Short problem:
Don't include pictures. Quote the lines below from the first through the line that contains "(0,0) rectangle (774,518);".

Recorded information:
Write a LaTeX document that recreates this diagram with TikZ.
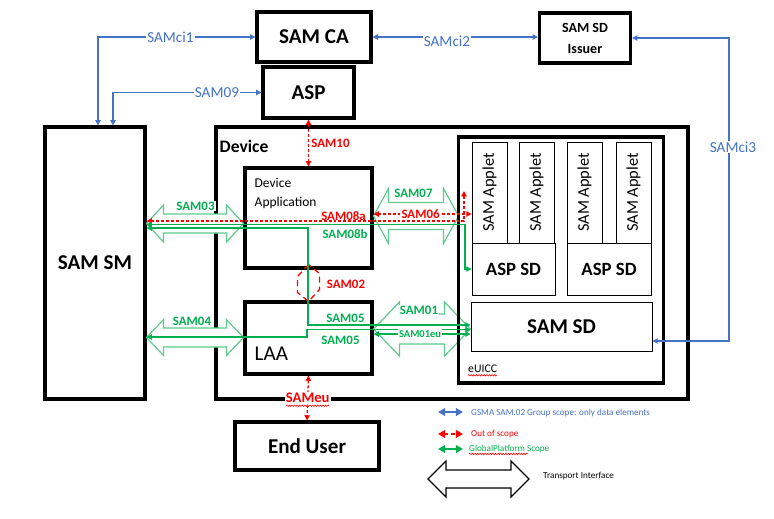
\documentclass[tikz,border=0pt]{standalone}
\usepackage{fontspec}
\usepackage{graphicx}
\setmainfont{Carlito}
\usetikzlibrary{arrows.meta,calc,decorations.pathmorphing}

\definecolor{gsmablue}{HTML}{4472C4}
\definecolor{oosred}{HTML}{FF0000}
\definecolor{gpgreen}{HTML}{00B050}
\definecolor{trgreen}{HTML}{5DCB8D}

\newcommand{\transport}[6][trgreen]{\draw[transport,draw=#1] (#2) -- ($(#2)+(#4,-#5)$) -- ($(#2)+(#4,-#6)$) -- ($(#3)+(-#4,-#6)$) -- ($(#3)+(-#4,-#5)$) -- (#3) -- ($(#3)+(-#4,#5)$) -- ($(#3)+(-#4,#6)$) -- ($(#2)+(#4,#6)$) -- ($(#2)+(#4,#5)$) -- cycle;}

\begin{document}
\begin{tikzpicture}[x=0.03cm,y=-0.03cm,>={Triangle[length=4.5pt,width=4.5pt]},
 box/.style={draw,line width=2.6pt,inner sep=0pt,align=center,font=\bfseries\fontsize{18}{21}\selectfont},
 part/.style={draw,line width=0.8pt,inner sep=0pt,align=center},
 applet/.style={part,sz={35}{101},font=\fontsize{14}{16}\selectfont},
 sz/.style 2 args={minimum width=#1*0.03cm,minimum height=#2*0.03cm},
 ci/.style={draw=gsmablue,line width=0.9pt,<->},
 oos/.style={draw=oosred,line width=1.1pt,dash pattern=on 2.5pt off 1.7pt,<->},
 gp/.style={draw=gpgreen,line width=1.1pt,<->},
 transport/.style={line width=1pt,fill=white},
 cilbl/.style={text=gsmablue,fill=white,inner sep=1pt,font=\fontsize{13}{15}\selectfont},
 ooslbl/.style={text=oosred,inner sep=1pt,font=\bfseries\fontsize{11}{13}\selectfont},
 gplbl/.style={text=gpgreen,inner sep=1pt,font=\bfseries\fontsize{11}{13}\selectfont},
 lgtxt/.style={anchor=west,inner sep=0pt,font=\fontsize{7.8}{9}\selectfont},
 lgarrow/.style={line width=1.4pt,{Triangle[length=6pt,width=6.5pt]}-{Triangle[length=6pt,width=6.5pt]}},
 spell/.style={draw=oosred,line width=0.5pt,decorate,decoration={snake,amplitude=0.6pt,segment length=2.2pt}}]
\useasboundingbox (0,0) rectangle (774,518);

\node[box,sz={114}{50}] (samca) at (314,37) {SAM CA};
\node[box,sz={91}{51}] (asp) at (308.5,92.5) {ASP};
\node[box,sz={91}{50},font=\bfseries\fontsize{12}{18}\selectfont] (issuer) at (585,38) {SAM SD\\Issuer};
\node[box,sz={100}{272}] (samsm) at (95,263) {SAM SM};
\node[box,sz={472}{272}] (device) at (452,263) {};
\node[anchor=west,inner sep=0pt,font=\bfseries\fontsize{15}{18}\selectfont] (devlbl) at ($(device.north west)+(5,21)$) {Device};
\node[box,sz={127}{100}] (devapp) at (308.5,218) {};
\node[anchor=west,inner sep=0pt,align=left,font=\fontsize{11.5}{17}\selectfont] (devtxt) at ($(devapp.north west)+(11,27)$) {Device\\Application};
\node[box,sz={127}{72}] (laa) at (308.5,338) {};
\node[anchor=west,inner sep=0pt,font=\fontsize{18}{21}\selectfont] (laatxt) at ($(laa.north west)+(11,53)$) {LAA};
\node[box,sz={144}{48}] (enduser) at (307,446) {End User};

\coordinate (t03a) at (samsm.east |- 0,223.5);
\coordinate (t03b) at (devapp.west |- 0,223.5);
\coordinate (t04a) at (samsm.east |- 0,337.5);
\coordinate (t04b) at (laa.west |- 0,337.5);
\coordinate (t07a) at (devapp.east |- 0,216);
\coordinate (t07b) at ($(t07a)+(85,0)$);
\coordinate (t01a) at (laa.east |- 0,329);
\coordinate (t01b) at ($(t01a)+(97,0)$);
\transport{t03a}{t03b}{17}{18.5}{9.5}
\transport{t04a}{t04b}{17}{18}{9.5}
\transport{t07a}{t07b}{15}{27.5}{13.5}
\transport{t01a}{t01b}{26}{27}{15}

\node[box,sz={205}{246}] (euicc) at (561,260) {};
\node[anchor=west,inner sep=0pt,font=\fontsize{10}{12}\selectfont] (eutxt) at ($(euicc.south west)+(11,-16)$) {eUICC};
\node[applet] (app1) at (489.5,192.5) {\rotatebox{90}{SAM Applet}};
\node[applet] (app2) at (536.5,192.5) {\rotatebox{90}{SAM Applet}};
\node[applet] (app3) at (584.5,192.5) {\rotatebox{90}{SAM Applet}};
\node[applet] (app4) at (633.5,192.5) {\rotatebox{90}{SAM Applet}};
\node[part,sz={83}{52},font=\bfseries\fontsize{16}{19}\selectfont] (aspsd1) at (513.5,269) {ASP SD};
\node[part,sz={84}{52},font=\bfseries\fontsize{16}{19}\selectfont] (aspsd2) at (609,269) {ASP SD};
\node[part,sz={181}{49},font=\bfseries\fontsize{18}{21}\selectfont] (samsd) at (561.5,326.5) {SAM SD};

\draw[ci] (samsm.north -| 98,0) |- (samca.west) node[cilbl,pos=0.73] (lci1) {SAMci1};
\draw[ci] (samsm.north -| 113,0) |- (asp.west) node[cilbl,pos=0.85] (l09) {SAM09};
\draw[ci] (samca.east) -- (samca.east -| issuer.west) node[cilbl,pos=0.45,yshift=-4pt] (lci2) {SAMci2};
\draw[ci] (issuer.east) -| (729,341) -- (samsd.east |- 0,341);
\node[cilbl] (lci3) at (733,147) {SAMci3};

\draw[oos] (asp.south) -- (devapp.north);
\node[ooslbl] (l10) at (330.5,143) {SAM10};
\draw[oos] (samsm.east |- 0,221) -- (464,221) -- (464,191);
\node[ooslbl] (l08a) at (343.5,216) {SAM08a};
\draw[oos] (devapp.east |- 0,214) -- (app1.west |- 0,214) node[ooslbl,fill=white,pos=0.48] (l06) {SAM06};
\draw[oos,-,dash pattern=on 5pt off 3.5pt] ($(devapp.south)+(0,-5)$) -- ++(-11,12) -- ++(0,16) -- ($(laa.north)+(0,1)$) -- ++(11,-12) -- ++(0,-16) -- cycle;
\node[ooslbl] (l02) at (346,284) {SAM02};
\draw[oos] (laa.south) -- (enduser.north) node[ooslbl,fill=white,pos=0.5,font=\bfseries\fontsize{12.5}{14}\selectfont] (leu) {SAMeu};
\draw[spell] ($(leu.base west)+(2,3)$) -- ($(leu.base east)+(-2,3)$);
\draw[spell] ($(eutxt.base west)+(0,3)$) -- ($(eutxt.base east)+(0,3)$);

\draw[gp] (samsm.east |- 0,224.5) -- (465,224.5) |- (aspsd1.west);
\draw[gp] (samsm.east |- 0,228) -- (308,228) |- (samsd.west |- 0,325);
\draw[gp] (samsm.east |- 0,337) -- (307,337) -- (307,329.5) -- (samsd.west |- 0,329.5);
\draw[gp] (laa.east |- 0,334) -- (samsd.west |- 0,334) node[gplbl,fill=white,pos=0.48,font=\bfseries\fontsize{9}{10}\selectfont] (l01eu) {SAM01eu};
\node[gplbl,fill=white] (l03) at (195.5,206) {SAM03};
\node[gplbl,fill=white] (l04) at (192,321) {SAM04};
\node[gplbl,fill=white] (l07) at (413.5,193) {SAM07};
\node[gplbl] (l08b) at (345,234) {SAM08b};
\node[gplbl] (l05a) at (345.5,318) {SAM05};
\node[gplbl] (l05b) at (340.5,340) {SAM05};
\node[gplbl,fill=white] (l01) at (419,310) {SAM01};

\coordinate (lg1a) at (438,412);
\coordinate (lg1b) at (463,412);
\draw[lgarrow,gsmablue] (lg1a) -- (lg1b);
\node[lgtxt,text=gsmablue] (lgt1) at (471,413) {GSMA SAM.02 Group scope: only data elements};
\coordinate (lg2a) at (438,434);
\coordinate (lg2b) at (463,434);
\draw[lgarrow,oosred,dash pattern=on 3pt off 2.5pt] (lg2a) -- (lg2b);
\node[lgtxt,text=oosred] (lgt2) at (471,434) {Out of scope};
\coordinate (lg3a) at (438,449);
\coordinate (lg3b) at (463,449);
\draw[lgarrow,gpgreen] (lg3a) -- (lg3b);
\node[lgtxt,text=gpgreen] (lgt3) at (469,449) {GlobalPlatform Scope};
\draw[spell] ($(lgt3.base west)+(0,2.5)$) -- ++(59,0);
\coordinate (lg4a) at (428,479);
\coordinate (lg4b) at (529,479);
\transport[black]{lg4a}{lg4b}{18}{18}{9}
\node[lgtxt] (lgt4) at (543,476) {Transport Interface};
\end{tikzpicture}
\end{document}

Finished exercise:
Write a LaTeX document that recreates this diagram with TikZ.
\documentclass[tikz,border=0pt]{standalone}
\usepackage{fontspec}
\usepackage{graphicx}
\setmainfont{Carlito}
\usetikzlibrary{arrows.meta,calc,decorations.pathmorphing}

\definecolor{gsmablue}{HTML}{4472C4}
\definecolor{oosred}{HTML}{FF0000}
\definecolor{gpgreen}{HTML}{00B050}
\definecolor{trgreen}{HTML}{5DCB8D}

\newcommand{\transport}[6][trgreen]{\draw[transport,draw=#1] (#2) -- ($(#2)+(#4,-#5)$) -- ($(#2)+(#4,-#6)$) -- ($(#3)+(-#4,-#6)$) -- ($(#3)+(-#4,-#5)$) -- (#3) -- ($(#3)+(-#4,#5)$) -- ($(#3)+(-#4,#6)$) -- ($(#2)+(#4,#6)$) -- ($(#2)+(#4,#5)$) -- cycle;}

\begin{document}
\begin{tikzpicture}[x=0.03cm,y=-0.03cm,>={Triangle[length=4.5pt,width=4.5pt]},
 box/.style={draw,line width=2.6pt,inner sep=0pt,align=center,font=\bfseries\fontsize{18}{21}\selectfont},
 part/.style={draw,line width=0.8pt,inner sep=0pt,align=center},
 applet/.style={part,sz={35}{101},font=\fontsize{14}{16}\selectfont},
 sz/.style 2 args={minimum width=#1*0.03cm,minimum height=#2*0.03cm},
 ci/.style={draw=gsmablue,line width=0.9pt,<->},
 oos/.style={draw=oosred,line width=1.1pt,dash pattern=on 2.5pt off 1.7pt,<->},
 gp/.style={draw=gpgreen,line width=1.1pt,<->},
 transport/.style={line width=1pt,fill=white},
 cilbl/.style={text=gsmablue,fill=white,inner sep=1pt,font=\fontsize{13}{15}\selectfont},
 ooslbl/.style={text=oosred,inner sep=1pt,font=\bfseries\fontsize{11}{13}\selectfont},
 gplbl/.style={text=gpgreen,inner sep=1pt,font=\bfseries\fontsize{11}{13}\selectfont},
 lgtxt/.style={anchor=west,inner sep=0pt,font=\fontsize{7.8}{9}\selectfont},
 lgarrow/.style={line width=1.4pt,{Triangle[length=6pt,width=6.5pt]}-{Triangle[length=6pt,width=6.5pt]}},
 spell/.style={draw=oosred,line width=0.5pt,decorate,decoration={snake,amplitude=0.6pt,segment length=2.2pt}}]
\useasboundingbox (0,0) rectangle (774,518);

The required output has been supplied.